INFORMATION PROVIDED
◆ ◆ ◆ ◆ ◆
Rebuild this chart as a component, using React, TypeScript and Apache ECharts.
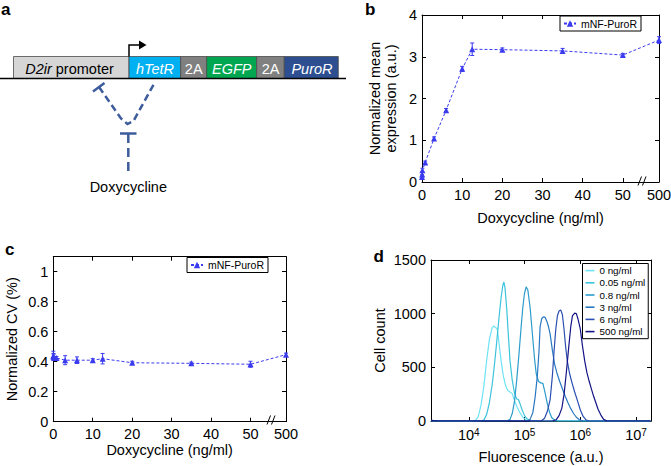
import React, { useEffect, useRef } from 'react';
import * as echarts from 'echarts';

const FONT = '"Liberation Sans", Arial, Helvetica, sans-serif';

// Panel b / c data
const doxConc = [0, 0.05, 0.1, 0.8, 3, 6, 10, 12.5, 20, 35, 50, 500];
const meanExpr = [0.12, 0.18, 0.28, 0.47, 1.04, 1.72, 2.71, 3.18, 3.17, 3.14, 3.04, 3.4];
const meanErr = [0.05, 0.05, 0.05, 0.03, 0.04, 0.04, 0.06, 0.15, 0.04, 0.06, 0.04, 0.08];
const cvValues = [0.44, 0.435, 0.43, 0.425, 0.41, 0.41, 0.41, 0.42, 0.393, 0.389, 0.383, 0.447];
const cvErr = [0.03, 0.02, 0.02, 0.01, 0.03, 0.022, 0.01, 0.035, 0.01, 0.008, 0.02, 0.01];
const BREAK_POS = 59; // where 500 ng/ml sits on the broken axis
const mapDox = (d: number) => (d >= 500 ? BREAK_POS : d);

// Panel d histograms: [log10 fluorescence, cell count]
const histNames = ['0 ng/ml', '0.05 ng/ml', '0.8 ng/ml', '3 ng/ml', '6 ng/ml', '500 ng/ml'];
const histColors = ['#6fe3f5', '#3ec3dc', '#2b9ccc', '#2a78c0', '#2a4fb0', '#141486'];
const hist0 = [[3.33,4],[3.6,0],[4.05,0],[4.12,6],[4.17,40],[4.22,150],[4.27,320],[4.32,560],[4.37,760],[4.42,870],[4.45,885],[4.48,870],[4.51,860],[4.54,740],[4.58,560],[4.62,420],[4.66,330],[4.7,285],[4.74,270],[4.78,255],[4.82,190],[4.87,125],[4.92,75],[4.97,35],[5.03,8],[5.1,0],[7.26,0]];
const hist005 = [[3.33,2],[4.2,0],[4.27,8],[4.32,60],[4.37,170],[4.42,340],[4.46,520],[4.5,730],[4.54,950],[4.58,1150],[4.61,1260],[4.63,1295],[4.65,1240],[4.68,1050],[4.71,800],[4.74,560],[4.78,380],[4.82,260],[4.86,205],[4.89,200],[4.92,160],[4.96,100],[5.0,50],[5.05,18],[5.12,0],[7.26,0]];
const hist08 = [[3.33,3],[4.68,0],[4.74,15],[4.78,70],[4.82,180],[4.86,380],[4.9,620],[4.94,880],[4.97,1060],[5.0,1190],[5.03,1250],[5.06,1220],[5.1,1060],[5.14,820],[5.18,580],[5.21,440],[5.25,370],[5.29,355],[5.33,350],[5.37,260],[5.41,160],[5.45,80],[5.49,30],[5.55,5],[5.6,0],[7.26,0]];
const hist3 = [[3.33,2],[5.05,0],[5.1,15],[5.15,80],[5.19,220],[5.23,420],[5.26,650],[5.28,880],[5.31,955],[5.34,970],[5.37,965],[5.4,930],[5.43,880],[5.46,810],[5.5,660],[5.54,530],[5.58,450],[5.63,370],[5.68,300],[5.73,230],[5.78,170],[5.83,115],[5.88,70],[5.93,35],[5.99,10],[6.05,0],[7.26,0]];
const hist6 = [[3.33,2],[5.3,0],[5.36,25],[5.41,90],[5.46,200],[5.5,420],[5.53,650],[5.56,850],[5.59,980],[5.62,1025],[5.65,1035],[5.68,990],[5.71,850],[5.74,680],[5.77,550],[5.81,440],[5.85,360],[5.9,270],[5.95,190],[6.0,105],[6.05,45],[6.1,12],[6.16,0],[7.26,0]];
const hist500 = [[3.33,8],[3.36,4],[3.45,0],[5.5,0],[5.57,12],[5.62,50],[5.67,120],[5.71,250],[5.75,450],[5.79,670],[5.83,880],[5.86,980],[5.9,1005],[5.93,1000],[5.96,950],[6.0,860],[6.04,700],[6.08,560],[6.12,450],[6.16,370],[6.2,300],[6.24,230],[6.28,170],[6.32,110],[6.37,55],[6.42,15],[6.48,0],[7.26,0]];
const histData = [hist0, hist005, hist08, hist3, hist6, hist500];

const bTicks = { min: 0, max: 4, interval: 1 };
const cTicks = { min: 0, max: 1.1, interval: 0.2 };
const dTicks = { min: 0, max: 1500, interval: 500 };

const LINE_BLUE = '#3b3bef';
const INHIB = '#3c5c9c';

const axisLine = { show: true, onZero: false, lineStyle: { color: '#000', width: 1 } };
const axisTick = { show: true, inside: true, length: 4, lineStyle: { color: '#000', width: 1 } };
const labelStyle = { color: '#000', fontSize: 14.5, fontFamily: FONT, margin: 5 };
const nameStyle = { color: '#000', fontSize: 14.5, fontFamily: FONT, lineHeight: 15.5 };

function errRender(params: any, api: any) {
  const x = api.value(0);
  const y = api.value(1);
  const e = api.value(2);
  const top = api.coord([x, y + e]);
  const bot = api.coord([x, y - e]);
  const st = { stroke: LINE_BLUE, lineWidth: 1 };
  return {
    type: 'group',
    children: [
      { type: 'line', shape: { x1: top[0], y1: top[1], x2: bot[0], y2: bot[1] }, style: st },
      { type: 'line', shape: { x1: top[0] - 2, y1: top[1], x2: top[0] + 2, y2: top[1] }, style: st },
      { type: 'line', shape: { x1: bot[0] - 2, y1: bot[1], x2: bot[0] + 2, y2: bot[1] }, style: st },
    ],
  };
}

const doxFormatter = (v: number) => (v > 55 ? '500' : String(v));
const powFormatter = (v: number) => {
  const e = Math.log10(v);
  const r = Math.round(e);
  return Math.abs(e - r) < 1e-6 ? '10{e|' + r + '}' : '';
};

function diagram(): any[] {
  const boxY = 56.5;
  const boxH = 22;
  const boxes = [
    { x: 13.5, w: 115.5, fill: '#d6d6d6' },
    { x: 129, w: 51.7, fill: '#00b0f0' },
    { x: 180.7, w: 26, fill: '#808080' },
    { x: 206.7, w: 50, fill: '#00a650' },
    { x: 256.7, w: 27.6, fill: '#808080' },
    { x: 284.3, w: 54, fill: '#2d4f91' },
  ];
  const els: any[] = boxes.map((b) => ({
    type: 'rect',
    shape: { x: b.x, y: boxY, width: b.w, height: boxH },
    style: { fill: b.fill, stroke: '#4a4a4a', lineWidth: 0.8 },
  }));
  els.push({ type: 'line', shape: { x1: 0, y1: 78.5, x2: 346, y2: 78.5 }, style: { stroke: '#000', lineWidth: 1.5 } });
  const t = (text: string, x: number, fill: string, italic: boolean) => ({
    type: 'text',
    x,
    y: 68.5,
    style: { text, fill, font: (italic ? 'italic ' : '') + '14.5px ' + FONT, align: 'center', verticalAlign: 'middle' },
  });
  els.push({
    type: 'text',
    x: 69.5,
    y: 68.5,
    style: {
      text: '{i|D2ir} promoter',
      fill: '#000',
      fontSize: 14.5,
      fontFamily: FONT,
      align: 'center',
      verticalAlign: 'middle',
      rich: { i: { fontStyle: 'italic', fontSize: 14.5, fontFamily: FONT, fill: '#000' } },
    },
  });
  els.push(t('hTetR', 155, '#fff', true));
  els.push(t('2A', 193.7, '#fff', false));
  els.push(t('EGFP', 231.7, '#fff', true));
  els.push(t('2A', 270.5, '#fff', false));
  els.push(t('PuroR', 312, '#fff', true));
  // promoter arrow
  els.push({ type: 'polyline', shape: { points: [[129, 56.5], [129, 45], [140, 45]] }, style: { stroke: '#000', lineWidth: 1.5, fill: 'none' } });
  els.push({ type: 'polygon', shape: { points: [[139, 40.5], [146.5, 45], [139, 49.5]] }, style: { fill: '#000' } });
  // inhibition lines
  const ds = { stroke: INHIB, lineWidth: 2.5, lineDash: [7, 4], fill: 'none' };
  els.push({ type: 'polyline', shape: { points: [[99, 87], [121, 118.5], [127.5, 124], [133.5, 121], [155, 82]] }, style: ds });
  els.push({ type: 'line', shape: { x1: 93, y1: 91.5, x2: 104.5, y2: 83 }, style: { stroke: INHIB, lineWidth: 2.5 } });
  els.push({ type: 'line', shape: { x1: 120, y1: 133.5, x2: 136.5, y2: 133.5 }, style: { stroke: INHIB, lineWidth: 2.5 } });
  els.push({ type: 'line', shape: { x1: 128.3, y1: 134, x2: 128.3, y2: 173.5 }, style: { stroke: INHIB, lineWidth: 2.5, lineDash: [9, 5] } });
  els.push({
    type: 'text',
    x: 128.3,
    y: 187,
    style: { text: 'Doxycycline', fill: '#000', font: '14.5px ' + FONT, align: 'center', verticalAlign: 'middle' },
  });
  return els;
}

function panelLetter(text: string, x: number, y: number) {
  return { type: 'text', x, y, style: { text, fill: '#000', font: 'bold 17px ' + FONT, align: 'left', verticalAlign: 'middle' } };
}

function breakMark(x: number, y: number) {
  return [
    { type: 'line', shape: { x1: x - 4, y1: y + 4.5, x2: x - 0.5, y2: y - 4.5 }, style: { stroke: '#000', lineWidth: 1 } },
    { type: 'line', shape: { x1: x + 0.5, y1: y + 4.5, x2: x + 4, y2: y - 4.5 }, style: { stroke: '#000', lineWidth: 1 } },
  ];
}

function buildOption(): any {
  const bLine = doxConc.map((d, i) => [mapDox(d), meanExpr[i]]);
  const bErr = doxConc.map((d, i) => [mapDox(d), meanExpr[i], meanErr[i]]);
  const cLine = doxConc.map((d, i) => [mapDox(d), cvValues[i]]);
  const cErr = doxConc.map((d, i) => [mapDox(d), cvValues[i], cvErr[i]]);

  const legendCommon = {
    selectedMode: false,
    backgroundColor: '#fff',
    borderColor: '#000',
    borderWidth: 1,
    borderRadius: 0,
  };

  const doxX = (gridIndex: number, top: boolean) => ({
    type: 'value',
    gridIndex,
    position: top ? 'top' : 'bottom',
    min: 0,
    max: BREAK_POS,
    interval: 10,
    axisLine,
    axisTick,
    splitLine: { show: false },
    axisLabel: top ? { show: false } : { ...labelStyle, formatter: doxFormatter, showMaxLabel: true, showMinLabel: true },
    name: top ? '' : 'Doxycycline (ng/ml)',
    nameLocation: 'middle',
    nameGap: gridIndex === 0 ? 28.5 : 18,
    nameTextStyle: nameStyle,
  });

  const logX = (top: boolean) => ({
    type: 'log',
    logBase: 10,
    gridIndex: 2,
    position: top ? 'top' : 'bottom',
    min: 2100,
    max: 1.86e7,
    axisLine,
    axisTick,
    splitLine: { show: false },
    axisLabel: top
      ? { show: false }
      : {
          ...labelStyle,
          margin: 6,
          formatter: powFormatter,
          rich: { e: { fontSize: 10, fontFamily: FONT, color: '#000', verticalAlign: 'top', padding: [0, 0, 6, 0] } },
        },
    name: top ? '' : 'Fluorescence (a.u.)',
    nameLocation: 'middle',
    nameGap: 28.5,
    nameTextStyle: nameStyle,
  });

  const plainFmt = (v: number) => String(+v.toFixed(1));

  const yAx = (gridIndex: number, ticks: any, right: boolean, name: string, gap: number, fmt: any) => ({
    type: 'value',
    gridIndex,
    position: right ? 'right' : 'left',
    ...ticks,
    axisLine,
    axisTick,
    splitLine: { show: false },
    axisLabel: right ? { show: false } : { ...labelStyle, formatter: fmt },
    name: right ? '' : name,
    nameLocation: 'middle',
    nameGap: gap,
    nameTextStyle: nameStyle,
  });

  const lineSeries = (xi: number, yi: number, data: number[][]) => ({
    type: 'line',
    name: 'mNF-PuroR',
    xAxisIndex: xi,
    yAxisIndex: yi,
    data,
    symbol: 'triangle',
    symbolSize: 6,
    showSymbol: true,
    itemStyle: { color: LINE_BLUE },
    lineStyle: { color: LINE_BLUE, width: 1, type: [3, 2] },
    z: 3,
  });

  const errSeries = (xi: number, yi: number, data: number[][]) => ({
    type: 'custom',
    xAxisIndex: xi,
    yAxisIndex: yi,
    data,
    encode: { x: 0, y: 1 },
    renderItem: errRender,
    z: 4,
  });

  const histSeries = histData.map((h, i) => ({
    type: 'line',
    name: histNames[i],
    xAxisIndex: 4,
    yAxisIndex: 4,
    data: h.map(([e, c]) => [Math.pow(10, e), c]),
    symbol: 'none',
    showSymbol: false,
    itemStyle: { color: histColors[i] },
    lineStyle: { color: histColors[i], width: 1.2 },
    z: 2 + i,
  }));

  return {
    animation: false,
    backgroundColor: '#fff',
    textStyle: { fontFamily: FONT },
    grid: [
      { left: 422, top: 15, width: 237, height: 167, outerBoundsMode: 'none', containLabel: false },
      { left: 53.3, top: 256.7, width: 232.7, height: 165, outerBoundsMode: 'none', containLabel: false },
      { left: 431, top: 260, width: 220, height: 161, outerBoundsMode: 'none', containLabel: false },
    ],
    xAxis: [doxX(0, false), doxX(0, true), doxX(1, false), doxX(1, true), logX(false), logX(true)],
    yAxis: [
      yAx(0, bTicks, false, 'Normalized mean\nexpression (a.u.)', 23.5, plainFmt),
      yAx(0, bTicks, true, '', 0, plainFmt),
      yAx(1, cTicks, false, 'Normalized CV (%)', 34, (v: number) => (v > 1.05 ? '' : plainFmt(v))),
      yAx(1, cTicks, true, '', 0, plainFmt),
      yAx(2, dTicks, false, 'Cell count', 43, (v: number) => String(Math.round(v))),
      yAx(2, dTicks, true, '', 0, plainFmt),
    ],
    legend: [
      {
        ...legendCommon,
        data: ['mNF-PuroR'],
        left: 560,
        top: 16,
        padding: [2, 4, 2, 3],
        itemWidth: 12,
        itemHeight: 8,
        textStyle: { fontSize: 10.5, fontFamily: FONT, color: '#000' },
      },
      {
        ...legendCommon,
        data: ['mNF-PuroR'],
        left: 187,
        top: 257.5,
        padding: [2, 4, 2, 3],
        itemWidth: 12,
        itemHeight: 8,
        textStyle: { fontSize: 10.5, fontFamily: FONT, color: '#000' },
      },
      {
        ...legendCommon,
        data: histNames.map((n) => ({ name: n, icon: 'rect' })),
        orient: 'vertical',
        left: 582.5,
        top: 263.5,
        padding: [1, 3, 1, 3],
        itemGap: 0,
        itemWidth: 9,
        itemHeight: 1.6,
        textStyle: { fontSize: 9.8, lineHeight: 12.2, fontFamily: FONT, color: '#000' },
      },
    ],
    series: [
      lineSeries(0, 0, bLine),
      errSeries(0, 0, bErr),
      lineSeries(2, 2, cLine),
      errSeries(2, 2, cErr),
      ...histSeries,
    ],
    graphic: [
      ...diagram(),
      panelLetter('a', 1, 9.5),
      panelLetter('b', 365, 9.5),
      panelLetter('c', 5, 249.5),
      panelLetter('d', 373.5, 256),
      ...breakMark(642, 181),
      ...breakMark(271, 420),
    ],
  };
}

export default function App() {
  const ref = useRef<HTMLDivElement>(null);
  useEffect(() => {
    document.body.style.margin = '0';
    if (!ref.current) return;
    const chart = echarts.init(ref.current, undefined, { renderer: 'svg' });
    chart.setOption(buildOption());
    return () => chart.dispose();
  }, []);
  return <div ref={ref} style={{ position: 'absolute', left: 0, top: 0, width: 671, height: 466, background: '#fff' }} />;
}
◆ ◆ ◆ ◆ ◆
PROBLEM DESCRIPTION
Return only the lines running from the top of the data to the line that holds "Arial, Helvetica, sans-serif';". Include both of those lines, but skip the pictures.

OUTPUT BELOW
Rebuild this chart as a component, using React, TypeScript and Apache ECharts.
import React, { useEffect, useRef } from 'react';
import * as echarts from 'echarts';

const FONT = '"Liberation Sans", Arial, Helvetica, sans-serif';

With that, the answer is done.